WASHINGTON—U.S. Senator Chris Murphy (D-Conn.), a member of the U.S. Senate Health, Education, Labor and Pensions Committee, on Thursday announced that he is introducing Senate legislation that would eliminate the use of corporal punishment in schools across America. The Protecting Our Students in Schools Act provides a broader definition of corporal punishment and prohibits the practice of corporal punishment in any school that receives federal funding. The legislation would also establish much-needed enforcement protections and a federal grant program to assist states and school districts in improving the climate and culture of schools across the country. Earlier this year, U.S. Representatives A. Donald McEachin (VA-04) and Suzanne Bonamici (OR-01) introduced companion legislation in the U.S. House of Representatives.

“Corporal punishment in the classroom is never acceptable and shouldn’t be tolerated,” said Murphy. “Kids go to school to learn in a safe, nurturing environment, and we should never condone students being hit as a means of discipline. It teaches children that violence is an acceptable response, and creates a culture of fear inside schools that is not conducive to learning. And unfortunately, physical punishment, like many other forms of school discipline, is disproportionately used on students of color and those with disabilities, making these reforms all the more desperately needed.”

“No evidence exists demonstrating that corporal punishment in schools is an effective response to student behavior, and yet nearly 20 states permit the sanctioned use of physical violence against students in the classroom,” said Congressman McEachin. “The federal government must eradicate this disgraceful practice in our schools that disproportionately impacts students of color and students with disabilities. I am pleased to lead this critical legislation alongside my colleagues, Representative Suzanne Bonamici and Senator Chris Murphy, to ensure that all students in federally-funded schools can flourish in a safe, healthy and high-quality learning environment.”

“Schools must be safe spaces for all students to learn and reach their full potential,” said Congresswoman Bonamici. “It is unconscionable that corporal punishment is still allowed in many states, subjecting students to physical harm that can cause long-lasting damage to their physical, mental, and academic well-being. It is especially troubling that corporal punishment has long been disproportionately used against Black students and students with disabilities. I’m leading the Protecting Our Students in Schools Act with Rep. McEachin and Sen.

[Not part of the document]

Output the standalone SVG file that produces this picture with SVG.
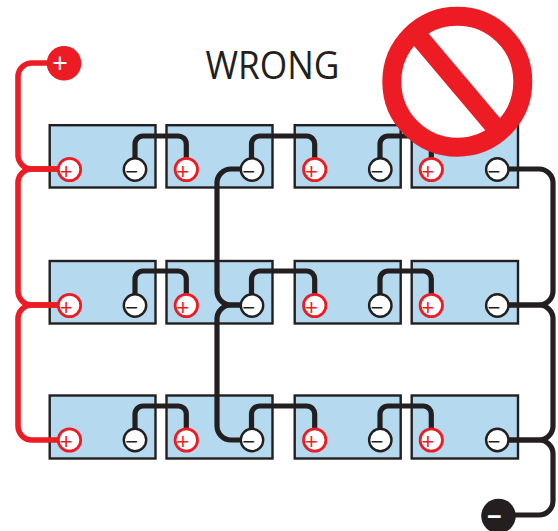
<svg xmlns="http://www.w3.org/2000/svg" width="558" height="531" viewBox="0 0 558 531">
<style>
.bat{fill:#b5d9ee;stroke:#231f20;stroke-width:2.4}
.blk,.red{fill:none;stroke-linecap:butt}
.blk{stroke:#231f20;stroke-width:5.200}
.red{stroke:#ed1c24;stroke-width:5.600}
.tp{fill:#fff;stroke:#ed1c24;stroke-width:2.800}
.tn{fill:#fff;stroke:#231f20;stroke-width:2.400}
.g{font-family:"Liberation Sans",Arial,sans-serif;font-size:22px;text-anchor:middle}
.gp{fill:#ed1c24}
.gn{fill:#231f20}
</style>
<defs>
<g id="plus"><circle class="tp" r="11.200"/><text class="g gp" x="-3.300" y="9">+</text></g>
<g id="minus"><circle class="tn" r="11.200"/><text class="g gn" x="-3.300" y="9">−</text></g>
</defs>
<g id="batteries">
<g id="battery-1-1"><rect class="bat" x="49.700" y="125.200" width="105.800" height="62.300"/></g>
<g id="battery-1-2"><rect class="bat" x="166.500" y="125.200" width="106" height="62.300"/></g>
<g id="battery-1-3"><rect class="bat" x="294.700" y="125.200" width="106" height="62.300"/></g>
<g id="battery-1-4"><rect class="bat" x="411.700" y="125.200" width="106.300" height="62.300"/></g>
<g id="battery-2-1"><rect class="bat" x="49.700" y="261" width="105.800" height="62.500"/></g>
<g id="battery-2-2"><rect class="bat" x="166.500" y="261" width="106" height="62.500"/></g>
<g id="battery-2-3"><rect class="bat" x="294.700" y="261" width="106" height="62.500"/></g>
<g id="battery-2-4"><rect class="bat" x="411.700" y="261" width="106.300" height="62.500"/></g>
<g id="battery-3-1"><rect class="bat" x="49.700" y="395.500" width="105.800" height="63"/></g>
<g id="battery-3-2"><rect class="bat" x="166.500" y="395.500" width="106" height="63"/></g>
<g id="battery-3-3"><rect class="bat" x="294.700" y="395.500" width="106" height="63"/></g>
<g id="battery-3-4"><rect class="bat" x="411.700" y="395.500" width="106.300" height="63"/></g>
</g>
<g id="connectors">
<path class="red" d="M64 63H32a14 14 0 0 0-14 14V155a14 14 0 0 0 14 14H69"/>
<path class="red" d="M69 169H32a14 14 0 0 0-14 14V291a14 14 0 0 0 14 14H69"/>
<path class="red" d="M69 305H32a14 14 0 0 0-14 14V426a14 14 0 0 0 14 14H69"/>
<path class="blk" d="M135 169V144a8 8 0 0 1 8-8H178a8 8 0 0 1 8.300 8V169"/>
<path class="blk" d="M251.500 169V144a8 8 0 0 1 8-8H306.700a8 8 0 0 1 8 8V169"/>
<path class="blk" d="M380 169V144a8 8 0 0 1 8-8H423.300a8 8 0 0 1 8 8V169"/>
<path class="blk" d="M135 305V279a8 8 0 0 1 8-8H178a8 8 0 0 1 8.300 8V305"/>
<path class="blk" d="M251.500 305V279a8 8 0 0 1 8-8H306.700a8 8 0 0 1 8 8V305"/>
<path class="blk" d="M380 305V279a8 8 0 0 1 8-8H423.300a8 8 0 0 1 8 8V305"/>
<path class="blk" d="M135 440V414a8 8 0 0 1 8-8H178a8 8 0 0 1 8.300 8V440"/>
<path class="blk" d="M251.500 440V414a8 8 0 0 1 8-8H306.700a8 8 0 0 1 8 8V440"/>
<path class="blk" d="M380 440V414a8 8 0 0 1 8-8H423.300a8 8 0 0 1 8 8V440"/>
<path class="blk" d="M252 169H231a14 14 0 0 0-14 14V291a14 14 0 0 0 14 14H252"/>
<path class="blk" d="M252 305H231a14 14 0 0 0-14 14V426a14 14 0 0 0 14 14H252"/>
<path class="blk" d="M497 169H539a14 14 0 0 1 14 14V291a14 14 0 0 1-14 14H497"/>
<path class="blk" d="M497 305H539a14 14 0 0 1 14 14V426a14 14 0 0 1-14 14H497"/>
<path class="blk" d="M497 440H539a14 14 0 0 1 14 14V501a14 14 0 0 1-14 14H498"/>
</g>
<g id="terminals">
<use href="#plus" x="69.500" y="169.500"/><use href="#minus" x="135" y="169.500"/><use href="#plus" x="186.300" y="169.500"/><use href="#minus" x="252" y="169.500"/><use href="#plus" x="314.700" y="169.500"/><use href="#minus" x="380.300" y="169.500"/><use href="#plus" x="431.300" y="169.500"/><use href="#minus" x="497.300" y="169.500"/>
<use href="#plus" x="69.500" y="305.500"/><use href="#minus" x="135" y="305.500"/><use href="#plus" x="186.300" y="305.500"/><use href="#minus" x="252" y="305.500"/><use href="#plus" x="314.700" y="305.500"/><use href="#minus" x="380.300" y="305.500"/><use href="#plus" x="431.300" y="305.500"/><use href="#minus" x="497.300" y="305.500"/>
<use href="#plus" x="69.500" y="440"/><use href="#minus" x="135" y="440"/><use href="#plus" x="186.300" y="440"/><use href="#minus" x="252" y="440"/><use href="#plus" x="314.700" y="440"/><use href="#minus" x="380.300" y="440"/><use href="#plus" x="431.300" y="440"/><use href="#minus" x="497.300" y="440"/>
</g>
<g id="positive-pole">
<circle cx="64" cy="63.300" r="17.300" fill="#ed1c24"/>
<text x="60" y="72" font-family="Liberation Sans, Arial, sans-serif" font-size="27" text-anchor="middle" fill="#fff">+</text>
</g>
<g id="negative-pole">
<circle cx="498.500" cy="516" r="17.300" fill="#231f20"/>
<text x="494.300" y="525" font-family="Liberation Sans, Arial, sans-serif" font-size="25" font-weight="700" text-anchor="middle" fill="#fff">−</text>
</g>
<g id="prohibited-sign">
<circle cx="457.300" cy="81.700" r="65.500" fill="#fff" stroke="#ed1c24" stroke-width="19"/>
<line x1="419" y1="37" x2="495" y2="127" stroke="#ed1c24" stroke-width="19"/>
</g>
<text id="title" x="272.500" y="79" font-family="Open Sans, Noto Sans, sans-serif" font-size="38" text-anchor="middle" fill="#231f20" textLength="134" lengthAdjust="spacingAndGlyphs">WRONG</text>
</svg>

Murphy to finally end corporal punishment in our schools, and support practices such as positive behavioral intervention supports (PBIS), that promote safe and positive learning environments.”

Protecting Our Students in Schools Act seeks to:

·         Prohibit the practice of corporal punishment in any school that receives federal funding;

·         Establish a series of important and much-needed enforcement protections, including a private right of action, the involvement of the attorney general and the Office for Civil Rights, and a series of rigorous reporting requirements for states and school districts; and

·         Invest in states and school districts by establishing a grant program to assist in efforts to improve school climate and culture by implementing positive, proactive measures, including positive behavioral interventions and supports, trauma-informed care, restorative justice interventions, implicit bias training, and culturally responsive teaching to reduce exclusionary and averse discipline practices.

For full text of the legislation click here.

This legislation is supported by the Education Trust, American Federation of Teachers, Southern Poverty Law Center Action Fund, National Association Of Secondary School Principals, the Intercultural Development Research Association, Campaign for Youth Justice, the National PTA, Institute on Violence, Abuse and Trauma, U.S. Alliance to End the Hitting of Children, American Professional Society on the Abuse of Children, National Initiative to End Corporal Punishment, Nollie Jenkins Family Center, Inc., the National Association of Pediatric Nurse Practitioners, National Partnership to End Interpersonal Violence, the Council for Exceptional Children, the Southern Education Foundation, the Academy of Violence and Abuse.